## INFORMATION SUPPLIED
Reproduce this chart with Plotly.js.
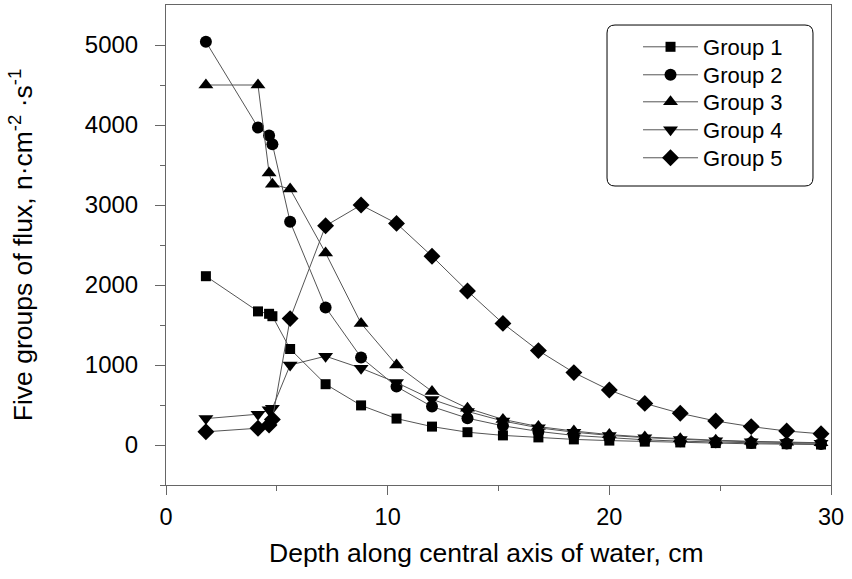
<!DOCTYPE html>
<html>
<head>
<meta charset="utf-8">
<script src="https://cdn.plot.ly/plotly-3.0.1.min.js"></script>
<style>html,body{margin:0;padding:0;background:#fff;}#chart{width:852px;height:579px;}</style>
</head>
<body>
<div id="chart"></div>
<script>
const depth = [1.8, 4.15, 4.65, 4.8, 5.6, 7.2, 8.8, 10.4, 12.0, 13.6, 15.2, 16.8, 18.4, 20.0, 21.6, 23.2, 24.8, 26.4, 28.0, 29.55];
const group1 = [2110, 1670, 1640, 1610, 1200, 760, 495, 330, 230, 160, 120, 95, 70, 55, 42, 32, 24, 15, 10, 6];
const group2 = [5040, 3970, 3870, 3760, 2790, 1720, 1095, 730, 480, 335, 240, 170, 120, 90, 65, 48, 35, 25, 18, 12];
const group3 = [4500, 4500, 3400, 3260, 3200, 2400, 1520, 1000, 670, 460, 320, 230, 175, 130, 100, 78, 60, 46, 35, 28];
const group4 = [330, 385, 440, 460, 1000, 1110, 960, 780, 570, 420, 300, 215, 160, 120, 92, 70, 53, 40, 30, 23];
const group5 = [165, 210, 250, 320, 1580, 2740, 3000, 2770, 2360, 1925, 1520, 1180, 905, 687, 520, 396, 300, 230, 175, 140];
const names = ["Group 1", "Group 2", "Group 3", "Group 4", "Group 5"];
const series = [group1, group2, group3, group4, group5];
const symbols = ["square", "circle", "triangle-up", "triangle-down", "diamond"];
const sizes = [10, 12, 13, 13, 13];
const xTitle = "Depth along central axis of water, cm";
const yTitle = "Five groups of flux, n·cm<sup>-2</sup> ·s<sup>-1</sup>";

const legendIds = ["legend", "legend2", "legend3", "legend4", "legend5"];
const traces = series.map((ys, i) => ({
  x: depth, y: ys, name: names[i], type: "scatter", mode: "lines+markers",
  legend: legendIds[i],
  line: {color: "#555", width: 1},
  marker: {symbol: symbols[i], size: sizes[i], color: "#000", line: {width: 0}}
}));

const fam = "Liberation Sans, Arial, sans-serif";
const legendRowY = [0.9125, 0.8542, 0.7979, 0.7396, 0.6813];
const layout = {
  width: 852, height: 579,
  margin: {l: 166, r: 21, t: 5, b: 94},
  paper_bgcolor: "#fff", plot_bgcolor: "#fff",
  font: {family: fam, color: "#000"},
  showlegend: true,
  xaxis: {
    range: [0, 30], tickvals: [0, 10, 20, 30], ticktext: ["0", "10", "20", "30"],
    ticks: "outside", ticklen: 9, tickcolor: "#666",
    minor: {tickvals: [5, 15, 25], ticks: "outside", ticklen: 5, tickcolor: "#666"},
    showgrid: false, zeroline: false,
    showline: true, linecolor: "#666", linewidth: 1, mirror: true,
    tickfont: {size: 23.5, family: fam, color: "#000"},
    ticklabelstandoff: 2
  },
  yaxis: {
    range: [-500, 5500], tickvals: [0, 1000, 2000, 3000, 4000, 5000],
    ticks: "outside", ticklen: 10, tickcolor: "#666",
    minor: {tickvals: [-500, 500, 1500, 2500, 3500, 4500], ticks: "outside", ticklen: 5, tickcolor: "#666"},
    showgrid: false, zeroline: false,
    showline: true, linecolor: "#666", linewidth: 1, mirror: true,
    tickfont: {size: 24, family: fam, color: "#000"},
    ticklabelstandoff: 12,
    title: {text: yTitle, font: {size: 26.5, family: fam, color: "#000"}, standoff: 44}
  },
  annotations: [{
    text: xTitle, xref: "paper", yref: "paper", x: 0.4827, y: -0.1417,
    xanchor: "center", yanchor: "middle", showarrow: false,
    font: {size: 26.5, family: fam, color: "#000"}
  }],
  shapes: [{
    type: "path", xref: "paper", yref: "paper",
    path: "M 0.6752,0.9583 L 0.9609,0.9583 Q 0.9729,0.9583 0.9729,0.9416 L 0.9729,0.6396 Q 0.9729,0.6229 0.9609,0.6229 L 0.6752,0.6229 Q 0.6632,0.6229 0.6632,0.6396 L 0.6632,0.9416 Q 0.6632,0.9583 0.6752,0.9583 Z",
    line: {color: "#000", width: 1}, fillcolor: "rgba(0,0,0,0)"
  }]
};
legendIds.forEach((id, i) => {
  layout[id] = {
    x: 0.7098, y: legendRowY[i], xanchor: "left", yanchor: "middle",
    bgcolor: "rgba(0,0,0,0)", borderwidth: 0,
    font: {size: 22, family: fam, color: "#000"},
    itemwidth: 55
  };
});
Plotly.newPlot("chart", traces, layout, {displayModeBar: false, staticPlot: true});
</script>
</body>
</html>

## AIM OF THE EXERCISE
All of the data above should be quoted exactly, except for the pictures.

## RESPONSE TO THIS TASK
Reproduce this chart with Plotly.js.
<!DOCTYPE html>
<html>
<head>
<meta charset="utf-8">
<script src="https://cdn.plot.ly/plotly-3.0.1.min.js"></script>
<style>html,body{margin:0;padding:0;background:#fff;}#chart{width:852px;height:579px;}</style>
</head>
<body>
<div id="chart"></div>
<script>
const depth = [1.8, 4.15, 4.65, 4.8, 5.6, 7.2, 8.8, 10.4, 12.0, 13.6, 15.2, 16.8, 18.4, 20.0, 21.6, 23.2, 24.8, 26.4, 28.0, 29.55];
const group1 = [2110, 1670, 1640, 1610, 1200, 760, 495, 330, 230, 160, 120, 95, 70, 55, 42, 32, 24, 15, 10, 6];
const group2 = [5040, 3970, 3870, 3760, 2790, 1720, 1095, 730, 480, 335, 240, 170, 120, 90, 65, 48, 35, 25, 18, 12];
const group3 = [4500, 4500, 3400, 3260, 3200, 2400, 1520, 1000, 670, 460, 320, 230, 175, 130, 100, 78, 60, 46, 35, 28];
const group4 = [330, 385, 440, 460, 1000, 1110, 960, 780, 570, 420, 300, 215, 160, 120, 92, 70, 53, 40, 30, 23];
const group5 = [165, 210, 250, 320, 1580, 2740, 3000, 2770, 2360, 1925, 1520, 1180, 905, 687, 520, 396, 300, 230, 175, 140];
const names = ["Group 1", "Group 2", "Group 3", "Group 4", "Group 5"];
const series = [group1, group2, group3, group4, group5];
const symbols = ["square", "circle", "triangle-up", "triangle-down", "diamond"];
const sizes = [10, 12, 13, 13, 13];
const xTitle = "Depth along central axis of water, cm";
const yTitle = "Five groups of flux, n·cm<sup>-2</sup> ·s<sup>-1</sup>";

const legendIds = ["legend", "legend2", "legend3", "legend4", "legend5"];
const traces = series.map((ys, i) => ({
  x: depth, y: ys, name: names[i], type: "scatter", mode: "lines+markers",
  legend: legendIds[i],
  line: {color: "#555", width: 1},
  marker: {symbol: symbols[i], size: sizes[i], color: "#000", line: {width: 0}}
}));

const fam = "Liberation Sans, Arial, sans-serif";
const legendRowY = [0.9125, 0.8542, 0.7979, 0.7396, 0.6813];
const layout = {
  width: 852, height: 579,
  margin: {l: 166, r: 21, t: 5, b: 94},
  paper_bgcolor: "#fff", plot_bgcolor: "#fff",
  font: {family: fam, color: "#000"},
  showlegend: true,
  xaxis: {
    range: [0, 30], tickvals: [0, 10, 20, 30], ticktext: ["0", "10", "20", "30"],
    ticks: "outside", ticklen: 9, tickcolor: "#666",
    minor: {tickvals: [5, 15, 25], ticks: "outside", ticklen: 5, tickcolor: "#666"},
    showgrid: false, zeroline: false,
    showline: true, linecolor: "#666", linewidth: 1, mirror: true,
    tickfont: {size: 23.5, family: fam, color: "#000"},
    ticklabelstandoff: 2
  },
  yaxis: {
    range: [-500, 5500], tickvals: [0, 1000, 2000, 3000, 4000, 5000],
    ticks: "outside", ticklen: 10, tickcolor: "#666",
    minor: {tickvals: [-500, 500, 1500, 2500, 3500, 4500], ticks: "outside", ticklen: 5, tickcolor: "#666"},
    showgrid: false, zeroline: false,
    showline: true, linecolor: "#666", linewidth: 1, mirror: true,
    tickfont: {size: 24, family: fam, color: "#000"},
    ticklabelstandoff: 12,
    title: {text: yTitle, font: {size: 26.5, family: fam, color: "#000"}, standoff: 44}
  },
  annotations: [{
    text: xTitle, xref: "paper", yref: "paper", x: 0.4827, y: -0.1417,
    xanchor: "center", yanchor: "middle", showarrow: false,
    font: {size: 26.5, family: fam, color: "#000"}
  }],
  shapes: [{
    type: "path", xref: "paper", yref: "paper",
    path: "M 0.6752,0.9583 L 0.9609,0.9583 Q 0.9729,0.9583 0.9729,0.9416 L 0.9729,0.6396 Q 0.9729,0.6229 0.9609,0.6229 L 0.6752,0.6229 Q 0.6632,0.6229 0.6632,0.6396 L 0.6632,0.9416 Q 0.6632,0.9583 0.6752,0.9583 Z",
    line: {color: "#000", width: 1}, fillcolor: "rgba(0,0,0,0)"
  }]
};
legendIds.forEach((id, i) => {
  layout[id] = {
    x: 0.7098, y: legendRowY[i], xanchor: "left", yanchor: "middle",
    bgcolor: "rgba(0,0,0,0)", borderwidth: 0,
    font: {size: 22, family: fam, color: "#000"},
    itemwidth: 55
  };
});
Plotly.newPlot("chart", traces, layout, {displayModeBar: false, staticPlot: true});
</script>
</body>
</html>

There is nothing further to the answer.